The other problem is that reality under capitalism, especially in the US, already looks like a parody. This robs us both of the ability to parody and to develop work with gravitas. How do you describe in earnest a society where Steak-umm puts out radical tweets in support of Black Lives Matter, and where Teen Vogue is the most prominent revolutionary voice, where Donald Trump is Donald Trump and where his opponent Joe Biden’s campaign slogan is “No more malarkey”? How do you describe a world where a portion of the population sees disease prevention as tyranny while cities are shrouded in tear gas over BLM protesters, and while QAnon followers are elected to national office?
If we are saying then that critical irrealism is the answer to this, then how do we account for conspiracy groups like, for example, QAnon? Are they just a form of right-wing irrealism, or conservative irrealism? How is its logic any different from, say, the surrealists?
I would argue that QAnon is not an irrealist project at all, but actually a hyper-rationalist one. Its claim that cosmopolitan elites are drinking the blood of children isn’t any less rational than, say, requiring toddlers to defend themselves in court against deportation – which, it should be born in mind, people argue for all the time in the United States. QAnon is in fact a rationalizing project. It makes arguments. It inverts the scientific method by starting with a conclusion and combing the world for confirming evidence. It operates through extreme pattern recognition. It’s a deductive puzzle with no answer, where people are just thrilled and exhilarated to be engaged in a cooperative project.
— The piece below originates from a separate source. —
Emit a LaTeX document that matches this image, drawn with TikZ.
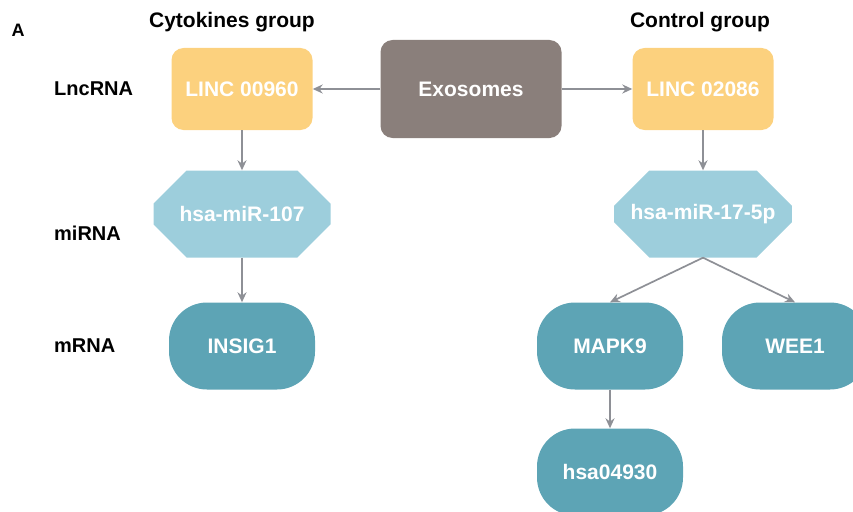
\documentclass[tikz,border=0pt]{standalone}
\usepackage{fontspec}
\setmainfont{Liberation Sans}
\usetikzlibrary{positioning,shapes.misc,arrows.meta}

\definecolor{lncfill}{HTML}{FCD17E}
\definecolor{exofill}{HTML}{8A7F7B}
\definecolor{mirfill}{HTML}{9DCEDC}
\definecolor{mrnafill}{HTML}{5DA4B5}
\definecolor{linkgray}{HTML}{8E9096}

\begin{document}
\begin{tikzpicture}[
    x=1pt, y=-1pt,
    box text/.style={
        text=white,
        font=\fontsize{21}{25}\selectfont\bfseries
    },
    lnc/.style={
        box text,
        rectangle,
        rounded corners=12pt,
        fill=lncfill,
        minimum width=141pt,
        minimum height=82pt
    },
    exo/.style={
        box text,
        rectangle,
        rounded corners=12pt,
        fill=exofill,
        minimum width=181pt,
        minimum height=98pt
    },
    mir/.style={
        box text,
        chamfered rectangle,
        chamfered rectangle xsep=22pt,
        chamfered rectangle ysep=22pt,
        fill=mirfill,
        minimum width=177pt,
        minimum height=87pt
    },
    mrna/.style={
        box text,
        rectangle,
        rounded corners=38pt,
        fill=mrnafill,
        minimum width=146pt,
        minimum height=87pt
    },
    row/.style={
        anchor=west,
        inner sep=0pt,
        font=\fontsize{20}{24}\selectfont\bfseries
    },
    group/.style={
        font=\fontsize{21}{25}\selectfont\bfseries
    },
    link/.style={
        draw=linkgray,
        line width=1.7pt,
        -{Stealth[length=10pt,width=9pt]}
    }
]
\clip (0,0) rectangle (853,511);

% Headings
\node [font=\fontsize{18}{20}\selectfont\bfseries] (panel) at (18,30) {A};
\node [group] (cyto) at (232,22) {Cytokines group};
\node [group] (ctrl) at (700,22) {Control group};

% Row labels
\node [row] (lbl-lnc) at (54,89) {LncRNA};
\node [row] (lbl-mir) at (54,233) {miRNA};
\node [row] (lbl-mrna) at (54,346) {mRNA};

% Exosomes and LncRNAs
\node [exo] (exo) at (471,89) {Exosomes};
\node [lnc] (lnc-1) at (242,89) {LINC 00960};
\node [lnc] (lnc-2) at (703,89) {LINC 02086};

% miRNAs
\node [mir] (mir-1) at (242,214) {hsa-miR-107};
\node [mir] (mir-2) at (703,214) {hsa-miR-17-5p};

% mRNAs
\node [mrna] (insig) at (242,346) {INSIG1};
\node [mrna] (mapk) at (610,346) {MAPK9};
\node [mrna] (wee) at (795,346) {WEE1};
\node [mrna] (kegg) at (610,472) {hsa04930};

% Draw the connections
\draw [link] (exo.west) -- (lnc-1.east);
\draw [link] (exo.east) -- (lnc-2.west);

\foreach \a/\b in {lnc-1/mir-1, mir-1/insig, lnc-2/mir-2, mapk/kegg}
    \draw [link] (\a.south) -- (\b.north);

\foreach \b in {mapk, wee}
    \draw [link] (mir-2.south) -- (\b.north);

\end{tikzpicture}
\end{document}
If Adorno and Horkheimer describe instrumental rationality as a gigantic analytic judgment project, then grand conspiracy projects certainly fit that bill. That’s why proponents of the conspiracy theory refer to themselves as “researchers,” that their common refrain is “do the research.” QAnon, therefore, isn’t grounded at all in irrealism. It’s grounding itself in rationality and then twisting towards its aims. Instead of mapping its terrain accurately, we end up with a map that replaces the terrain. It is a kind of cult-like rationality that seduces and distorts. This is what I call rational stupefaction.
The left isn’t immune to rational stupefaction. We’re not immune to arguments that rely on pattern recognition, weak association, and confirmation bias. I would argue that critical irrealism is a way to counteract rational stupefaction. Instead of tracing patterns to jump to conclusions, we can take the strangeness of capitalist realism and reorganize its trash and its monsters into something new.
Writers like Cesaire were attracted to surrealism’s life-giving potential, its democratization of brilliance, how it made the comfortable uncomfortable, how it broke down binaries and produced new syntheses. Against the rationalist nightmare of colonialism and capitalism, 20th century Black surrealism argued for a commitment to the marvelous, and to dreaming a collective future.
I’ll end with a quote from Suzanne Césaire, a surrealist writer and theorist who is less well-known in part because of her social reproductive tasks as Aimé Césaire‘s wife.
Millions of Black hands, across raging clouds of world war, will spread terror everywhere. Roused from a long benumbing torpor, this most deprived of all people will rise up, upon plains of ashes.
Our surrealism will then supply them the leaven from their very depths. It will be time finally to transcend the sordid contemporary antimonies… Colonial idiocies will be purified by the welding arc’s blue flame. The mettle of our metal, our cutting edge of steel, our unique communions – all will be recovered.
Surrealism, tightrope of our hope.
Holly Lewis is the author of The Politics of Everybody: Feminism, Queer Theory, and Marxism at the Intersection (2016), part of the editorial board of Spectre journal, and an associate professor of philosophy at Texas State University.